Hill uses Jude’s reflection on his dying father to reflect on the horror genre. He sees horror as “rooted in sympathy,” a way for readers to identify with characters, no matter how unlikeable or untrustworthy they may be.
“‘Wherever did that boy go? The one who smiled on the elephant ride?’
‘He starved to death. I’m his ghost.’”
Jude’s characterization of his childhood as leaving him as a ghost reflects his trauma and creates a separation between Jude Coyne and Justin Cowzynski. Even though Jude is, in many ways, defined by his past, he also sees himself as different from the Justin who feared his father.
“All the world is made of music. We are all strings on a lyre. We resonate.
We sing together. This was nice. With that wind on my face. When you sing, I’m singin’ with you, honey.”
In Anna’s final conversation with Jude, she uses musical metaphors to illustrate the interconnectivity of life. This subverts his earlier framing of music as a “weapon” to keep people away. To Anna, music can be a form of connection, and it is only through connection that Jude overcomes his ordeal.
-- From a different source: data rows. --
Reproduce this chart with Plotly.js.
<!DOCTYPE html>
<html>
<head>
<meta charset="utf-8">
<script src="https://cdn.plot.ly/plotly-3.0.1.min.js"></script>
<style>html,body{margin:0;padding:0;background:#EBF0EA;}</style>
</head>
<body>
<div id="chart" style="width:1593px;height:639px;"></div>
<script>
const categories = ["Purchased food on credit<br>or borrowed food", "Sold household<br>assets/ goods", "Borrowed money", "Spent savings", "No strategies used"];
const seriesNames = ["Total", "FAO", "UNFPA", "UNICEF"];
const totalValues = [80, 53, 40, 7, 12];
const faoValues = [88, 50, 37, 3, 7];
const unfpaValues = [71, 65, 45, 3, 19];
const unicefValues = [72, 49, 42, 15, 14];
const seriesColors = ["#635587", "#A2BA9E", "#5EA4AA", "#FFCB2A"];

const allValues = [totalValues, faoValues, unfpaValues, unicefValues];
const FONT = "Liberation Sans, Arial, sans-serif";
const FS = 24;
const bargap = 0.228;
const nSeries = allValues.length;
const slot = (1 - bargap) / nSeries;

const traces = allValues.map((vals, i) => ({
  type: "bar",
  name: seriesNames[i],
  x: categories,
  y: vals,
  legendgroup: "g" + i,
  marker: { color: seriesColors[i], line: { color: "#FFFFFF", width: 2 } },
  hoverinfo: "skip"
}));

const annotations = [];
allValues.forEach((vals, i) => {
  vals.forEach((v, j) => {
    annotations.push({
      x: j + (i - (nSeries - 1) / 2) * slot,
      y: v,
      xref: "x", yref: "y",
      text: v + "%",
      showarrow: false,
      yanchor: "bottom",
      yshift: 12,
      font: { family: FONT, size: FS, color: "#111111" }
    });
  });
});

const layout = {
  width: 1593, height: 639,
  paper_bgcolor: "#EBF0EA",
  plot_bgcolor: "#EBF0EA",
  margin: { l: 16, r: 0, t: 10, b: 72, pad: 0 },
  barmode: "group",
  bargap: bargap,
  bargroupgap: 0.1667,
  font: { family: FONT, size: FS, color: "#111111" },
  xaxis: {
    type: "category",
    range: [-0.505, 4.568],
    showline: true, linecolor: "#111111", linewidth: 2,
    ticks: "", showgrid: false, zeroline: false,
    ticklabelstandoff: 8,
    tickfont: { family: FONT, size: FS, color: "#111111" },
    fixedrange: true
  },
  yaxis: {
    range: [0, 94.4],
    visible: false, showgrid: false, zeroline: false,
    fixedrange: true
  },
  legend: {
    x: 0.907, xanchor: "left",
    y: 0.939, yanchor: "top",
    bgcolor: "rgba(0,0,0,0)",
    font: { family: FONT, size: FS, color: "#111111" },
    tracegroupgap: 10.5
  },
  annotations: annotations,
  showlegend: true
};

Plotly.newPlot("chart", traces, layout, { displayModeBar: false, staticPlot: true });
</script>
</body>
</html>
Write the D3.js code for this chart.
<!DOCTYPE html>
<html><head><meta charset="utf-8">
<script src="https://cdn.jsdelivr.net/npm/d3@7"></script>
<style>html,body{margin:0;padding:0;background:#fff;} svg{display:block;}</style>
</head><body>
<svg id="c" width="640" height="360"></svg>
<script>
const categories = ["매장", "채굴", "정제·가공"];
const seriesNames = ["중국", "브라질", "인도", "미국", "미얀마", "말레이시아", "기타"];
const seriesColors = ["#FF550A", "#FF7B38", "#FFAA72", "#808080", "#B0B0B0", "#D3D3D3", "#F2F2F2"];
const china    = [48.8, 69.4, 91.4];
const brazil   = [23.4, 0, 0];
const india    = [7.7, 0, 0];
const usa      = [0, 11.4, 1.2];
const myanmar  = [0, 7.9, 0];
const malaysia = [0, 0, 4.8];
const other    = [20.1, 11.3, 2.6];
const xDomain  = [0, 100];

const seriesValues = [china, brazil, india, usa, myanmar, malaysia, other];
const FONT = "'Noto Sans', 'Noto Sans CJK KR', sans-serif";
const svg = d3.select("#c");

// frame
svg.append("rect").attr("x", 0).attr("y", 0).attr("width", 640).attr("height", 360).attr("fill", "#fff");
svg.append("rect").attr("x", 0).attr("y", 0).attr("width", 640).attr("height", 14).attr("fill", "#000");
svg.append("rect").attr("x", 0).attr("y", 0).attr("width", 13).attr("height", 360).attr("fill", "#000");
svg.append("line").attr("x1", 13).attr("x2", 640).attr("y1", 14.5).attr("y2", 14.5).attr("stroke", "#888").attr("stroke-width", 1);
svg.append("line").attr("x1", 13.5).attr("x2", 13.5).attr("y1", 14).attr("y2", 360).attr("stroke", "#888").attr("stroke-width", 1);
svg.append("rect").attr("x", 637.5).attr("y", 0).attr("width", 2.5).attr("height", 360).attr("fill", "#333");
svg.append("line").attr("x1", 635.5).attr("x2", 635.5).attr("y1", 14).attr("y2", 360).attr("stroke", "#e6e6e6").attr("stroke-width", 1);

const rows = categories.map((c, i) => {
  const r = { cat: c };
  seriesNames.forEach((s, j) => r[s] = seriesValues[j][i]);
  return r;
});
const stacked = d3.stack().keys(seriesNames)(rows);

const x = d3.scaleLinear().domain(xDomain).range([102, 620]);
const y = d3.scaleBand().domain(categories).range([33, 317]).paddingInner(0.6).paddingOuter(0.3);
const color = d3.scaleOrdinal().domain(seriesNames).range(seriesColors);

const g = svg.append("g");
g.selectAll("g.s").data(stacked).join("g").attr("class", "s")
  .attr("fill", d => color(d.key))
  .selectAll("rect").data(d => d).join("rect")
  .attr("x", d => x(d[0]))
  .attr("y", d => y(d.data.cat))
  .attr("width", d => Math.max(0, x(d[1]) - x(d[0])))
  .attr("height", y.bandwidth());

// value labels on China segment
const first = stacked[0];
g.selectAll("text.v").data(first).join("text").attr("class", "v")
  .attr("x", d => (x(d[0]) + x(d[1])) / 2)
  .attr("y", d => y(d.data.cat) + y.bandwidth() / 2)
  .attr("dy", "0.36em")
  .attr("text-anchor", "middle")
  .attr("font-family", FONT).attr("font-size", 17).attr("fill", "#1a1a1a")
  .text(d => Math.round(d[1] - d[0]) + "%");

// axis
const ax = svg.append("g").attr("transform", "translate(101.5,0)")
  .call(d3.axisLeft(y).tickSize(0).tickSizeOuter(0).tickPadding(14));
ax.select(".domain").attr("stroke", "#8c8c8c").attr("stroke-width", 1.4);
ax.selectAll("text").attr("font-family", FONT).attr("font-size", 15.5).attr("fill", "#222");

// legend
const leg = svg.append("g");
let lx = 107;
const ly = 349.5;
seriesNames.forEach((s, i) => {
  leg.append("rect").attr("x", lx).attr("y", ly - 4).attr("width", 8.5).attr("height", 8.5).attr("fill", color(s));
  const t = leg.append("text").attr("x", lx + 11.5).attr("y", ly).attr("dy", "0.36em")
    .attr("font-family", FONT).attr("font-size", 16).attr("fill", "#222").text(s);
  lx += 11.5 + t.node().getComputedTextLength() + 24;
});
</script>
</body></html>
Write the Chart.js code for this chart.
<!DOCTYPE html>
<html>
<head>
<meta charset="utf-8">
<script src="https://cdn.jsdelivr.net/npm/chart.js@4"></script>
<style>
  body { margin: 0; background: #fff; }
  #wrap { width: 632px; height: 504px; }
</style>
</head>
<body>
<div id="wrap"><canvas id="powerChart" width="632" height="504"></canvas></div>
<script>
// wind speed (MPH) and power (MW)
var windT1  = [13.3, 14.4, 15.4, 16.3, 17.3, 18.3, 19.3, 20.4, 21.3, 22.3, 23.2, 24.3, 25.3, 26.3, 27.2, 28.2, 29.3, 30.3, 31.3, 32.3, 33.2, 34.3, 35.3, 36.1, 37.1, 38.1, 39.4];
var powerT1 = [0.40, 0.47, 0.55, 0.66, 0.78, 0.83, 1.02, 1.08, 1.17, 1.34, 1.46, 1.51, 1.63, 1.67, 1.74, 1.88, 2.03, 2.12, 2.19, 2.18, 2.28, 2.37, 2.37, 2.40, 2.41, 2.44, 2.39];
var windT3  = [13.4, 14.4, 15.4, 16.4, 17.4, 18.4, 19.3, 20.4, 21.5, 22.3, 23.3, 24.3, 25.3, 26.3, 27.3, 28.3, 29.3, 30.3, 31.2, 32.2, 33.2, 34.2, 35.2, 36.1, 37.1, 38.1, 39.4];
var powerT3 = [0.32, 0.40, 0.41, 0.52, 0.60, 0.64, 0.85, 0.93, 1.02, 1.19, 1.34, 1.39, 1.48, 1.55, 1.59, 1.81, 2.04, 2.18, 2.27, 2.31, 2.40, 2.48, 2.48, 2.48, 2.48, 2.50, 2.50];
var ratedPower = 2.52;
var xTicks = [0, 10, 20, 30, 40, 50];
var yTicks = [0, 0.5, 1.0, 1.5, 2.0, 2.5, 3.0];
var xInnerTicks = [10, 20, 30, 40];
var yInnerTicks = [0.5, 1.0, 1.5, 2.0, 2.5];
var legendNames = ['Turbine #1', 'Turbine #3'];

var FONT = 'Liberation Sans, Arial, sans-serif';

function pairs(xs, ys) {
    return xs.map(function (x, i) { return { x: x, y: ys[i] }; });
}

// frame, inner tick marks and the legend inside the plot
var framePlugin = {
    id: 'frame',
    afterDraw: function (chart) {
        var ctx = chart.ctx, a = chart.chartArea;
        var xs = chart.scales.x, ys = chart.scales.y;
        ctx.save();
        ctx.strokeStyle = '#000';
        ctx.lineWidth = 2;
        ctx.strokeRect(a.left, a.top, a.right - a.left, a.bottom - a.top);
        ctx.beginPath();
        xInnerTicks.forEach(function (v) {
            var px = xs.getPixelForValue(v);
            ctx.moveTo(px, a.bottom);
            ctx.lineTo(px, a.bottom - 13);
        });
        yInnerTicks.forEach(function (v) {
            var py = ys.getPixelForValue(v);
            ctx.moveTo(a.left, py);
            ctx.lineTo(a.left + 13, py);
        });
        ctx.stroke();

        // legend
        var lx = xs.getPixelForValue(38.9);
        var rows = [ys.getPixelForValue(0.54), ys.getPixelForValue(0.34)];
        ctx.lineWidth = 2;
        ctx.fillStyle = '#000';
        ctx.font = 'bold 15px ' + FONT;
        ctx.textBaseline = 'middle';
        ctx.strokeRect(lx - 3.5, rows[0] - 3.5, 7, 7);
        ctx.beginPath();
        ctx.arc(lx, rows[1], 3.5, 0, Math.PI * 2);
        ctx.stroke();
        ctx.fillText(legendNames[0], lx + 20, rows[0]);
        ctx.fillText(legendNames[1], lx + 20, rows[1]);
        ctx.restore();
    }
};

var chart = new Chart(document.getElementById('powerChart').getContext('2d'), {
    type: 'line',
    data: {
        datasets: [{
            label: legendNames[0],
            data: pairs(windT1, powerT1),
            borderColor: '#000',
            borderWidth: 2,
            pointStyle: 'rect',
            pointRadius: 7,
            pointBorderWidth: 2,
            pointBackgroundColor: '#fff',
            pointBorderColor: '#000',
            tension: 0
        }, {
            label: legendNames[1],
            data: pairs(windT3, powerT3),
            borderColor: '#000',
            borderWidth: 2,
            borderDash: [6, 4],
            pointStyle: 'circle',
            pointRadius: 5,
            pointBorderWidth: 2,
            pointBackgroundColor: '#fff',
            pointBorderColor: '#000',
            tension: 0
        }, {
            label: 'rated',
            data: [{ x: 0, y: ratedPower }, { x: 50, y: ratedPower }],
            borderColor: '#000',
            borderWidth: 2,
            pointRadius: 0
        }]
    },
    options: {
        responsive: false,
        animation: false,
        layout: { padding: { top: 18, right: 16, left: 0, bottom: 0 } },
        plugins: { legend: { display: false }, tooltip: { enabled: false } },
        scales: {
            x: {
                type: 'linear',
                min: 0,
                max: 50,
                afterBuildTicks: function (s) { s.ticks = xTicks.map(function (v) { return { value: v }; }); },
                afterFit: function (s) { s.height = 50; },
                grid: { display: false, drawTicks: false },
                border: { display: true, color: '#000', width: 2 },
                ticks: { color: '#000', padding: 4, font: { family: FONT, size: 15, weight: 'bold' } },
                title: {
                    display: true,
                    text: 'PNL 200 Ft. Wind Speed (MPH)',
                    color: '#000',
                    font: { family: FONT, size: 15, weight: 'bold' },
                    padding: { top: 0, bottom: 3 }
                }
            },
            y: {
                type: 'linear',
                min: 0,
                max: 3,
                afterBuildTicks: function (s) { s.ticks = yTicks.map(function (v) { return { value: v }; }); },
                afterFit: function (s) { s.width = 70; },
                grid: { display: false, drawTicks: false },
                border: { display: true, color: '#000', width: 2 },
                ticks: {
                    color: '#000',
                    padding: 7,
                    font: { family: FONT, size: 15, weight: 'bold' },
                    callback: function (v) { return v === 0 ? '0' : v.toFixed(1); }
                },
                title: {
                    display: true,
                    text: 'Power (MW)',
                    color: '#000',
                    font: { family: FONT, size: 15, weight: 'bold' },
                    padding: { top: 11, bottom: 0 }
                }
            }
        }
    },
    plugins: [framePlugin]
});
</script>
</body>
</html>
“Other men played the guitar parts. He could handle rhythm, but that was all, had needed to switch back to making chords with the left, as he had in his childhood, and he wasn’t good at it.”
This quote shows the culmination of Jude’s character growth. After injuring his functional hand, he chooses to delegate work to other musicians and find new ways to be a musician. This decision speaks to his newfound understanding of connection and letting himself be vulnerable.